A simple and highly effective way to upgrade your thoughts, part 2.
Following up on my last blog post, this is the first of four follow up posts diving just a bit deeper into a few concepts. These four protocols as I have come to know them are simple, proven concepts and when applied individually yield great results. Though when used in concert with each other, consistently the results can be truly powerful.
I’m going to focus today on being present in each moment. We’ve all heard this before, and the idea of being present in the moment has been a topic as far back into history as we can find. It’s for good reason too. The best things always stand the test of time. The best things are often also simple in concept and powerful in result, yet not always easy in practice.

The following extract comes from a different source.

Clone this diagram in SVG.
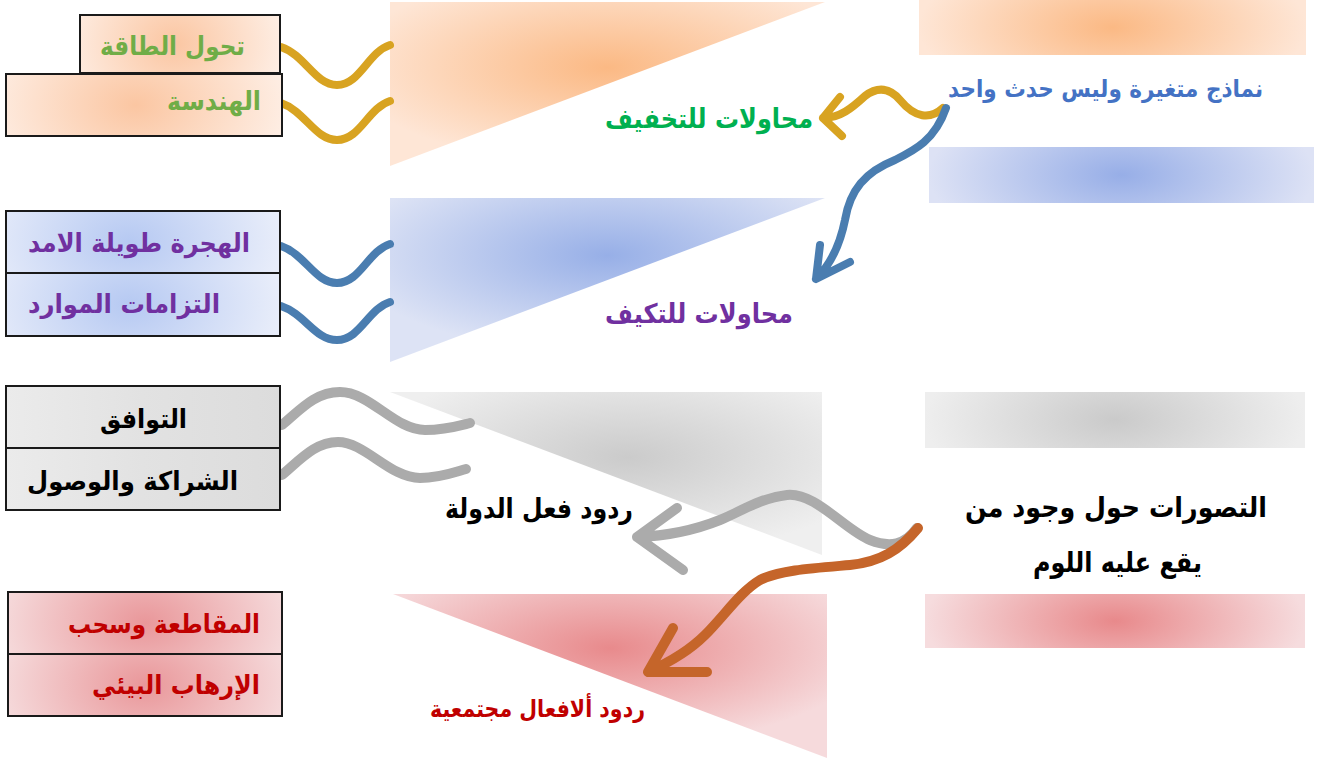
<svg xmlns="http://www.w3.org/2000/svg" width="1318" height="761" viewBox="0 0 1318 761">
<defs>
<style>
.lbl{font-family:"DejaVu Sans","Liberation Sans",sans-serif;font-weight:bold;}
.box{stroke:#1a1a1a;stroke-width:2;}
.wave{fill:none;stroke-linecap:round;stroke-linejoin:round;}
.gold{stroke:#D8A321;stroke-width:8;}
.blue{stroke:#4A7DB0;stroke-width:8;}
.gray{stroke:#ABABAB;stroke-width:10;}
.rust{stroke:#C5652A;stroke-width:10;}
</style>
<radialGradient id="lOr" cx="0.5" cy="0.5" r="0.5" gradientTransform="translate(0.5 0.5) scale(1 3) translate(-0.5 -0.5)"><stop offset="0" stop-color="#FBB984"/><stop offset="1" stop-color="#FEE6D6"/></radialGradient>
<radialGradient id="lBl" cx="0.5" cy="0.5" r="0.5" gradientTransform="translate(0.5 0.5) scale(1 3) translate(-0.5 -0.5)"><stop offset="0" stop-color="#97AEE7"/><stop offset="1" stop-color="#DDE2F5"/></radialGradient>
<radialGradient id="lGr" cx="0.5" cy="0.5" r="0.5" gradientTransform="translate(0.5 0.5) scale(1 3) translate(-0.5 -0.5)"><stop offset="0" stop-color="#CACACA"/><stop offset="1" stop-color="#EEEEEE"/></radialGradient>
<radialGradient id="lRd" cx="0.5" cy="0.5" r="0.5" gradientTransform="translate(0.5 0.5) scale(1 3) translate(-0.5 -0.5)"><stop offset="0" stop-color="#E8898B"/><stop offset="1" stop-color="#F6DCDE"/></radialGradient>
<radialGradient id="bOr" cx="0.47" cy="0.5" r="0.55" gradientTransform="translate(0.5 0.5) scale(1 3) translate(-0.5 -0.5)"><stop offset="0" stop-color="#FBC6A2"/><stop offset="1" stop-color="#FEEEE4"/></radialGradient>
<radialGradient id="bBl" cx="0.45" cy="0.5" r="0.55" gradientTransform="translate(0.5 0.5) scale(1 3) translate(-0.5 -0.5)"><stop offset="0" stop-color="#B6C9F2"/><stop offset="1" stop-color="#E8EDFA"/></radialGradient>
<linearGradient id="bGr" x1="0" y1="0" x2="1" y2="0"><stop offset="0" stop-color="#EBEBEB"/><stop offset="0.5" stop-color="#E2E2E2"/><stop offset="1" stop-color="#DCDCDC"/></linearGradient>
<radialGradient id="bRd" cx="0.5" cy="0.5" r="0.55" gradientTransform="translate(0.5 0.5) scale(1 3) translate(-0.5 -0.5)"><stop offset="0" stop-color="#E9979A"/><stop offset="1" stop-color="#F6DDDE"/></radialGradient>
<radialGradient id="tOr" cx="0.5" cy="0.4" r="0.6"><stop offset="0" stop-color="#FBB984"/><stop offset="1" stop-color="#FEE6D6"/></radialGradient>
<radialGradient id="tBl" cx="0.5" cy="0.35" r="0.6"><stop offset="0" stop-color="#97AFE7"/><stop offset="1" stop-color="#DDE3F5"/></radialGradient>
<radialGradient id="tGr" cx="0.55" cy="0.4" r="0.6"><stop offset="0" stop-color="#CBCBCB"/><stop offset="1" stop-color="#EFEFEF"/></radialGradient>
<radialGradient id="tRd" cx="0.5" cy="0.33" r="0.6"><stop offset="0" stop-color="#E88A8C"/><stop offset="1" stop-color="#F6DADC"/></radialGradient>
</defs>
<rect width="1318" height="761" fill="#ffffff"/>

<g id="shapes">
<polygon id="tri-orange" points="390,2 825,2 390,166" fill="url(#tOr)"/>
<polygon id="tri-blue" points="390,198 825,198 390,362" fill="url(#tBl)"/>
<polygon id="tri-gray" points="390,392 822,392 822,555" fill="url(#tGr)"/>
<polygon id="tri-red" points="393,594 827,594 827,758" fill="url(#tRd)"/>
<rect id="bar-orange" x="919" y="0" width="387" height="55" fill="url(#lOr)"/>
<rect id="bar-blue" x="929" y="147" width="385" height="56" fill="url(#lBl)"/>
<rect id="bar-gray" x="925" y="392" width="380" height="56" fill="url(#lGr)"/>
<rect id="bar-red" x="925" y="594" width="380" height="54" fill="url(#lRd)"/>
</g>

<g id="connectors">
<path class="wave gold" d="M281,47 C305,55 315,85 337,85 C360,85 368,52 390,45"/>
<path class="wave gold" d="M281,103 C305,111 315,140 337,140 C360,140 368,108 390,101"/>
<path class="wave blue" d="M281,246 C305,254 315,283 337,283 C360,283 368,251 390,244"/>
<path class="wave blue" d="M281,306 C305,314 315,340 337,340 C360,340 368,309 390,302"/>
<path class="wave gray" d="M282,425 C300,410 315,392 340,392 C370,392 395,430 425,430 C445,430 458,426 470,423"/>
<path class="wave gray" d="M282,475 C300,460 315,442 338,442 C365,442 390,478 420,478 C440,478 455,472 466,469"/>
<path class="wave gold" d="M943,108 C930,120 915,118 900,100 C890,88 878,86 865,96 C852,108 840,118 823,118 M840,97 L823,118 L842,136"/>
<path class="wave blue" d="M946,108 C935,140 915,150 895,160 C865,172 850,190 845,220 C840,245 830,265 816,279 M820,245 L816,279 L850,262"/>
<path class="wave gray" d="M917,528 C905,545 890,548 870,540 C845,530 815,492 787,495 C760,498 740,512 720,520 C695,530 665,536 637,537 M677,508 L637,537 L683,570"/>
<path class="wave rust" d="M918,528 C900,550 880,562 850,565 C815,568 780,570 760,580 C740,592 725,615 705,635 C690,650 670,662 648,672 M673,628 L648,672 L707,672"/>
</g>

<g id="node-energy"><rect class="box" x="80" y="15" width="200" height="58" fill="url(#bOr)"/><text class="lbl" x="245" y="55" text-anchor="end" font-size="26" fill="#70AD47" textLength="145" lengthAdjust="spacingAndGlyphs">تحول الطاقة</text></g>
<g id="node-engineering"><rect class="box" x="6" y="74" width="276" height="62" fill="url(#bOr)"/><text class="lbl" x="261" y="110" text-anchor="end" font-size="26" fill="#70AD47" textLength="94" lengthAdjust="spacingAndGlyphs">الهندسة</text></g>
<g id="node-migration"><rect class="box" x="6" y="211" width="274" height="62" fill="url(#bBl)"/><text class="lbl" x="250" y="252" text-anchor="end" font-size="26" fill="#7030A0" textLength="222" lengthAdjust="spacingAndGlyphs">الهجرة طويلة الامد</text></g>
<g id="node-resources"><rect class="box" x="6" y="273" width="274" height="63" fill="url(#bBl)"/><text class="lbl" x="220" y="313" text-anchor="end" font-size="26" fill="#7030A0" textLength="192" lengthAdjust="spacingAndGlyphs">التزامات الموارد</text></g>
<g id="node-consensus"><rect class="box" x="6" y="386" width="274" height="62" fill="url(#bGr)"/><text class="lbl" x="187" y="428" text-anchor="end" font-size="26" fill="#000000" textLength="87" lengthAdjust="spacingAndGlyphs">التوافق</text></g>
<g id="node-partnership"><rect class="box" x="6" y="448" width="274" height="62" fill="url(#bGr)"/><text class="lbl" x="238" y="490" text-anchor="end" font-size="26" fill="#000000" textLength="211" lengthAdjust="spacingAndGlyphs">الشراكة والوصول</text></g>
<g id="node-boycott"><rect class="box" x="8" y="592" width="274" height="62" fill="url(#bRd)"/><text class="lbl" x="260" y="633" text-anchor="end" font-size="26" fill="#C00000" textLength="192" lengthAdjust="spacingAndGlyphs">المقاطعة وسحب</text></g>
<g id="node-ecoterror"><rect class="box" x="8" y="654" width="274" height="62" fill="url(#bRd)"/><text class="lbl" x="260" y="694" text-anchor="end" font-size="26" fill="#C00000" textLength="168" lengthAdjust="spacingAndGlyphs">الإرهاب البيئي</text></g>

<g id="label-models"><text class="lbl" x="1263" y="97" text-anchor="end" font-size="24" fill="#4472C4" textLength="315" lengthAdjust="spacingAndGlyphs">نماذج متغيرة وليس حدث واحد</text></g>
<g id="label-mitigation"><text class="lbl" x="813" y="128" text-anchor="end" font-size="27" fill="#00B050" textLength="208" lengthAdjust="spacingAndGlyphs">محاولات للتخفيف</text></g>
<g id="label-adaptation"><text class="lbl" x="793" y="323" text-anchor="end" font-size="27" fill="#7030A0" textLength="188" lengthAdjust="spacingAndGlyphs">محاولات للتكيف</text></g>
<g id="label-state"><text class="lbl" x="633" y="518" text-anchor="end" font-size="27" fill="#000000" textLength="188" lengthAdjust="spacingAndGlyphs">ردود فعل الدولة</text></g>
<g id="label-blame"><text class="lbl" x="1267" y="517" text-anchor="end" font-size="28" fill="#000000" textLength="302" lengthAdjust="spacingAndGlyphs">التصورات حول وجود من</text><text class="lbl" x="1202" y="572" text-anchor="end" font-size="28" fill="#000000" textLength="169" lengthAdjust="spacingAndGlyphs">يقع عليه اللوم</text></g>
<g id="label-society"><text class="lbl" x="645" y="717" text-anchor="end" font-size="24" fill="#C00000" textLength="215" lengthAdjust="spacingAndGlyphs">ردود ألافعال مجتمعية</text></g>
</svg>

I’m going to focus on the practice part today instead of the value behind being present, you’re probably aware already of the benefits of being present. However, to give a similar example between of the difference between knowledge and practice, just because you understand how an airplane flies, doesn’t mean you can actually fly one.
Why is it so hard to be present, and in the moment? For one our society basically programs us to be anything and everything BUT present. We’re taught to worry about the future and plan for what’s to come. Think about the concept of retirement, work your whole life so you can spend a few quality years of “enjoyment” at the tail end of life. The entire idea is rooted in future tense.
Advertisements bombard us from billboards, to online ads, print, TV commercials etc. of things we need to have to be happy. Social media is a another platform(s) which by it’s nature creates a thought pattern of comparing ourselves to others, of wanting to have what the “influencers” have, be it a rockin’ body, a custom car, or the latest fashion or the new vegan, gluten-free, grain-free, soyless, what-cha-ma-call-it-but-its-not-meat-substitute!
All of this and we still haven’t walked out the door and interacted with people yet!
Our brains are moving a billion miles an hour, slowing them down, even for a short time takes patience and practice. Even when we do slow them down we tend to still think about all the things we should be doing, want to do, forgot to do, etc…
Now I ask you to notice the thought(s) you are having right this moment.
Stop reading and notice if you are only reading this, or if you are reading this while thinking of something else. Notice what is going through your mind in this moment, without judgment of good, bad, simply notice it and be ok with whatever it is.
I am going to challenge you to practice something for one day. Once you do this for one day I ask you do it for two, then three, then four, all the way to ten days, one day at a time.
Pick a thing you do each day, for instance driving to/from work. Pick something where you have a defined period of time allocated each day, and take a five minute chunk of that time and dedicate it to noticing what is going on around you, and nothing else.
When you first try this, and realize in less than a full minute your mind has already moved on to something else, notice you are thinking of something else and bring yourself back to what you area doing at that moment. DO NOT JUDGE yourself or be harsh, simply notice the mind wandering and come back to what you are doing. Peacefully and calmly.
Even when your mind wanders 30 times in a 5 minute span, simply notice it and come back. Judging yourself for a wandering is counter-productive. If you do reactionarily judge yourself, notice this too, notice the act of judging yourself. Notice it for what it is, a reactionary emotion which is neither good nor bad in this moment.
I like to do this while driving because I can turn off the radio and it also helps me release my judgement of how others drive, which gives me a much calmer and more peaceful trip to the office and back. The idea though is to pick a segment of time, the same time (roughly) and activity everyday to practice noticing your thoughts.
This will help build consistency and a habit of doing this while you do the activity everyday. This won’t be as easy as it sounds, and even if you think you “failed” at it don’t give up, it’s all the more reason to keep trying. Practicing a thing means you will get it wrong, alot, before you start to get it right.
Notice, without judgement your thoughts. While you are practicing being “in the moment” focus on the smells you are smelling, what you are feeling physically (like the material of the seat, steering wheel, clothing) and what you are feeling emotionally.
Are you happy, sad, frustrated, joyous, something else altogether? Notice the scenery around you and the details of it. If you’re driving you can notice the other cars around you, how is the traffic flowing together, or is it stop and go? What kind of cars are travelling with you?
If you’ve taken note of all these things and then simply sit with the feeling you are having, the emotion you are experiencing. Feel it, breathe it, welcome it.
The simple act of noticing our immediate environment is the best way to begin the process of presence. Soon, you will find yourself in a conversation with something totally engaged with this person or persons and thinking of nothing but the person in front of you.
This is easy with an “important” person. It’s more difficult when you find yourself interrupted unexpectedly by someone who you want to blow off, but now you notice your desire to blow them off, and instead of reacting on this desire, you engage with them wholly.
This is where the miracles of life happen, in the most unexpected places, and they happen often when we are paying attention.